Ionization and electron excitation of fullerene molecules in a carbon nanotube. A variable temperature/voltage transmission electron microscopic study

TL;DR

This study uses variable-temperature and voltage transmission electron microscopy to identify five reaction pathways of fullerene molecules within carbon nanotubes, revealing how ionization and electron excitation contribute to radiation damage.

Contribution

It provides the first detailed mechanistic analysis distinguishing ionization and electron excitation pathways in radiation damage of fullerenes at atomic resolution.

Findings

Five reaction pathways identified for fullerene dimerization

Radical cation reactions dominate below 200 K

Excited-state reactions dominate above 350 K

Abstract

There is increasing attention to chemical applications of transmission electron microscopy, which is often plagued by radiation damage.
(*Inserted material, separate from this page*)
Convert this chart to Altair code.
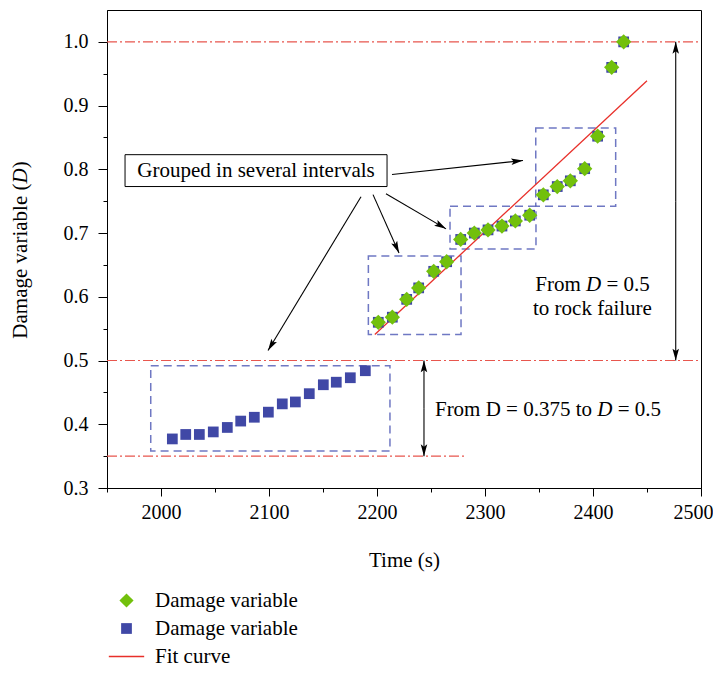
import math
import altair as alt
import pandas as pd

FONT = "Liberation Serif"

# ---------------- data ----------------
t_low = [2010.5, 2022.9, 2035.5, 2048.4, 2061.4, 2073.8, 2086.4, 2099.4, 2112.3,
         2124.4, 2137.3, 2150.3, 2162.3, 2175.3, 2189.2]
d_low = [0.377, 0.384, 0.384, 0.388, 0.395, 0.405, 0.411, 0.419, 0.432,
         0.435, 0.448, 0.462, 0.466, 0.473, 0.484]

t_high = [2201.2, 2214.2, 2227.5, 2238.6, 2252.5, 2264.5, 2277.5, 2290.1, 2302.8,
          2315.7, 2328.1, 2341.4, 2354.0, 2366.9, 2379.0, 2392.3, 2404.3, 2417.3, 2428.4]
d_high = [0.560, 0.568, 0.596, 0.614, 0.640, 0.655, 0.690, 0.700, 0.705,
          0.711, 0.719, 0.728, 0.760, 0.773, 0.782, 0.801, 0.852, 0.960, 1.000]

fit_t = [2198, 2450]
fit_d = [0.541, 0.939]

ref_level = [1.0, 0.5, 0.35]
ref_t1 = [1950, 1950, 1950]
ref_t2 = [2500, 2500, 2281]

box_t1 = [1990.5, 2192.0, 2267.6, 2347.0]
box_t2 = [2212.0, 2277.8, 2347.2, 2421.0]
box_d1 = [0.358, 0.541, 0.675, 0.742]
box_d2 = [0.492, 0.664, 0.742, 0.865]

# arrows: tail (t, d) -> tip (t, d)
arrow_t1 = [2213.9, 2208.3, 2196.3, 2185.2, 2476.6, 2476.6, 2243.5, 2243.5]
arrow_d1 = [0.7918, 0.7618, 0.7603, 0.7571, 0.75, 0.75, 0.425, 0.425]
arrow_t2 = [2335.2, 2263.9, 2220.4, 2099.1, 2476.6, 2476.6, 2243.5, 2243.5]
arrow_d2 = [0.8139, 0.7066, 0.6688, 0.5158, 1.0, 0.5, 0.5, 0.35]

x_ticks = [1950 + 50 * i for i in range(12)]
y_ticks = [round(0.3 + 0.05 * i, 2) for i in range(15)]

X_DOMAIN = [1950, 2500]
Y_DOMAIN = [0.3, 1.05]
W, H = 594, 478
PX_T = W / (X_DOMAIN[1] - X_DOMAIN[0])
PX_D = H / (Y_DOMAIN[1] - Y_DOMAIN[0])
FS = 21
TFS = 20

GREEN = "#72c00c"
BLUE = "#4048a6"
RED = "#e8302a"
REFRED = "#e8564e"
BOXBLUE = "#5f69bc"

# ---------------- axes ----------------
xscale = alt.Scale(domain=X_DOMAIN, nice=False, zero=False)
yscale = alt.Scale(domain=Y_DOMAIN, nice=False, zero=False)

xaxis = alt.Axis(
    values=x_ticks, grid=False, title="Time (s)",
    labelExpr="datum.value % 100 === 0 ? datum.label : ''",
    format="d",
    tickSize={"condition": {"test": "datum.value % 100 === 0", "value": 8}, "value": 4},
    labelOffset={"condition": {"test": "datum.value >= 2500", "value": -8}, "value": 0},
    labelPadding=6, titlePadding=27, labelFontSize=TFS, titleFontSize=FS,
    titleFontWeight="normal", labelFlush=False,
)
MAJ_Y = "abs(datum.value*10 - round(datum.value*10)) < 0.001"
yaxis = alt.Axis(
    values=y_ticks, grid=False, title="", format=".1f",
    labelExpr=MAJ_Y + " ? datum.label : ''",
    tickSize={"condition": {"test": MAJ_Y, "value": 9}, "value": 4},
    labelPadding=10, labelFontSize=TFS, labelFlush=False,
)


def X(field):
    return alt.X(field, type="quantitative", scale=xscale, axis=xaxis)


def Y(field):
    return alt.Y(field, type="quantitative", scale=yscale, axis=yaxis)


# ---------------- layers ----------------
ref_df = pd.DataFrame({"d": ref_level, "t1": ref_t1, "t2": ref_t2})
ref_layer = alt.Chart(ref_df).mark_rule(
    color=REFRED, strokeWidth=1.1, strokeDash=[10, 3, 2, 3]
).encode(x=X("t1"), x2="t2", y=Y("d"))

box_df = pd.DataFrame({"t1": box_t1, "t2": box_t2, "d1": box_d1, "d2": box_d2})
box_layer = alt.Chart(box_df).mark_rect(
    fillOpacity=0, stroke=BOXBLUE, strokeWidth=1.5, strokeDash=[8, 5], strokeOpacity=0.9
).encode(x=X("t1"), x2="t2", y=Y("d1"), y2="d2")

blue_df = pd.DataFrame({"t": t_low + t_high, "d": d_low + d_high, "series": "b"})
green_df = pd.DataFrame({"t": t_high, "d": d_high, "series": "g"})

SQUARE_PATH = "M-0.76,-0.76L0.76,-0.76L0.76,0.76L-0.76,0.76Z"
LINE_PATH = "M-2.5,-0.1L2.5,-0.1L2.5,0.1L-2.5,0.1Z"
SER_DOMAIN = ["g", "b", "f"]
SYM_SIZE = 200
legend = alt.Legend(
    title="", orient="none", legendX=9, legendY=580, padding=0,
    labelExpr="datum.value == 'f' ? 'Fit curve' : 'Damage variable'",
    labelFont=FONT, labelFontSize=FS, labelColor="black", labelOffset=18,
    rowPadding=6, symbolStrokeWidth=0, symbolSize=SYM_SIZE,
)
color_enc = alt.Color("series:N", scale=alt.Scale(domain=SER_DOMAIN, range=[GREEN, BLUE, RED]), legend=legend)
shape_enc = alt.Shape("series:N", scale=alt.Scale(domain=SER_DOMAIN, range=["diamond", SQUARE_PATH, LINE_PATH]), legend=legend)

blue_layer = alt.Chart(blue_df).mark_point(opacity=1, strokeWidth=0, filled=True, size=SYM_SIZE).encode(
    x=X("t"), y=Y("d"), color=color_enc, shape=shape_enc)
green_layer = alt.Chart(green_df).mark_point(opacity=1, strokeWidth=0, filled=True, size=235).encode(
    x=X("t"), y=Y("d"), color=color_enc, shape=shape_enc)

fit_df = pd.DataFrame({"t": fit_t, "d": fit_d})
fit_layer = alt.Chart(fit_df).mark_line(strokeWidth=1.3, color=RED).encode(
    x=X("t"), y=Y("d")
)

# group label box
tb_df = pd.DataFrame({"t1": [1966.7], "t2": [2209.3], "d1": [0.773], "d2": [0.823],
                      "tc": [2088.0], "dc": [0.798], "txt": ["Grouped in several intervals"]})
tb_rect = alt.Chart(tb_df).mark_rect(fill="white", stroke="black", strokeWidth=1).encode(
    x=X("t1"), x2="t2", y=Y("d1"), y2="d2")
tb_text = alt.Chart(tb_df).mark_text(font=FONT, fontSize=FS, color="black", baseline="middle").encode(
    x=X("tc"), y=Y("dc"), text="txt:N")

# arrows
arr_df = pd.DataFrame({"t1": arrow_t1, "d1": arrow_d1, "t2": arrow_t2, "d2": arrow_d2})
arr_df["ang"] = [
    math.degrees(math.atan2((b - a) * PX_T, (d - c) * PX_D)) % 360
    for a, b, c, d in zip(arrow_t1, arrow_t2, arrow_d1, arrow_d2)
]
arr_lines = alt.Chart(arr_df).mark_rule(color="black", strokeWidth=1.1).encode(
    x=X("t1"), x2="t2", y=Y("d1"), y2="d2")
arr_heads = alt.Chart(arr_df).mark_point(
    shape="M0,0L0.55,2L0,1.6L-0.55,2Z", filled=True, color="black", opacity=1, size=140
).encode(x=X("t2"), y=Y("d2"), angle=alt.Angle("ang:Q", scale=None))

# annotation texts (pieces; italic D separately), positions from text widths
em = FS
SP, DW, EQ, FROM, HALF = 0.25, 0.722, 0.564, 2.167, 1.25
def tpos(t0, px):
    return t0 + px / PX_T

def t_of_px(xpix):
    return X_DOMAIN[0] + xpix / PX_T

line1_w = (FROM + SP + DW + SP + EQ + SP + HALF) * em
t_a = t_of_px(592.5 - 107 - line1_w / 2)
d_a = 0.6095
line3_pre = 7.481
line3_w = (line3_pre + SP + DW + SP + EQ + SP + HALF) * em
t_c = t_of_px(548 - 107 - line3_w / 2)
d_c = 0.4134
norm_df = pd.DataFrame({
    "t": [t_a, tpos(t_a, (FROM + SP + DW + SP) * em), t_c, tpos(t_c, (line3_pre + SP + DW + SP) * em)],
    "d": [d_a, d_a, d_c, d_c],
    "txt": ["From", "= 0.5", "From D = 0.375 to", "= 0.5"],
})
ital_df = pd.DataFrame({
    "t": [tpos(t_a, (FROM + SP) * em), tpos(t_c, (line3_pre + SP) * em)],
    "d": [d_a, d_c],
    "txt": ["D", "D"],
})
norm_text = alt.Chart(norm_df).mark_text(font=FONT, fontSize=FS, color="black", align="left",
                                         baseline="alphabetic").encode(
    x=X("t"), y=Y("d"), text="txt:N")
ital_text = alt.Chart(ital_df).mark_text(font=FONT, fontSize=FS, color="black", align="left",
                                         baseline="alphabetic", fontStyle="italic").encode(
    x=X("t"), y=Y("d"), text="txt:N")
cen_df = pd.DataFrame({"t": [2399.5], "d": [0.5714], "txt": ["to rock failure"]})
cen_text = alt.Chart(cen_df).mark_text(font=FONT, fontSize=FS, color="black", align="center",
                                       baseline="alphabetic").encode(
    x=X("t"), y=Y("d"), text="txt:N")

# rotated y-axis title "Damage variable (D)"
YC = 240
w1 = 7.386 * FS
wD = 0.722 * FS
wP = 0.333 * FS
y0 = YC + (w1 + wD + wP) / 2
def ytitle(txt, ypix, style):
    return alt.Chart(pd.DataFrame({"txt": [txt]})).mark_text(
        font=FONT, fontSize=FS, color="black", align="left", baseline="middle",
        angle=270, fontStyle=style
    ).encode(x=alt.value(-86), y=alt.value(ypix), text="txt:N")

yt1 = ytitle("Damage variable (", y0, "normal")
yt2 = ytitle("D", y0 - w1, "italic")
yt3 = ytitle(")", y0 - w1 - wD, "normal")

chart = alt.layer(
    ref_layer, box_layer, fit_layer, blue_layer, green_layer, tb_rect, tb_text,
    arr_lines, arr_heads, norm_text, ital_text, cen_text, yt1, yt2, yt3,
).properties(
    width=W, height=H, autosize="none",
    padding={"left": 99, "top": 2, "right": 12, "bottom": 180},
).configure_view(
    stroke="black", strokeWidth=1
).configure_axis(
    labelFont=FONT, titleFont=FONT, labelColor="black", titleColor="black",
    domainColor="black", tickColor="black", domainWidth=1, tickWidth=1,
)

chart.save("out.html", embed_options={"renderer": "svg", "actions": False})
The damage in organic matter predominantly occurs via ionization (radiolysis). Although radiolysis is highly important, previous studies on radiolysis have largely been descriptive and qualitative, lacking in such fundamental information as the product structure, the influence of the energy of the electrons, and the reaction kinetics. We need a chemically well-defined system to obtain such data, and have chosen as a model a variable-temperature and variable-voltage (VT/VV) study of the dimerization of a van der Waals dimer [60]fullerene (C60) to C120 in a carbon nanotube (CNT) as studied for individual reaction events at atomic resolution. We report here the identification of five reaction pathways that serve as mechanistic models of radiolysis damage. Two of them occur via a radical cation of the specimen generated by specimen ionization, and three involve singlet or triplet excited states of the specimen, as initiated by electron excitation of the CNT followed by energy transfer to the specimen. The pathways were distinguished by the pre-exponential factor and the Arrhenius activation energy. The prototypal reaction path is the radical cation reaction that we saw at <200 K, but, at >350 K, the excited-state reactions dominate. The results illustrate the importance of VT/VV kinetic analysis in the studies of radiation damage, and show that chemical ionization and electron excitation are inseparable but different mechanisms of radiation damage, which has so far been classified loosely under the single term "ionization."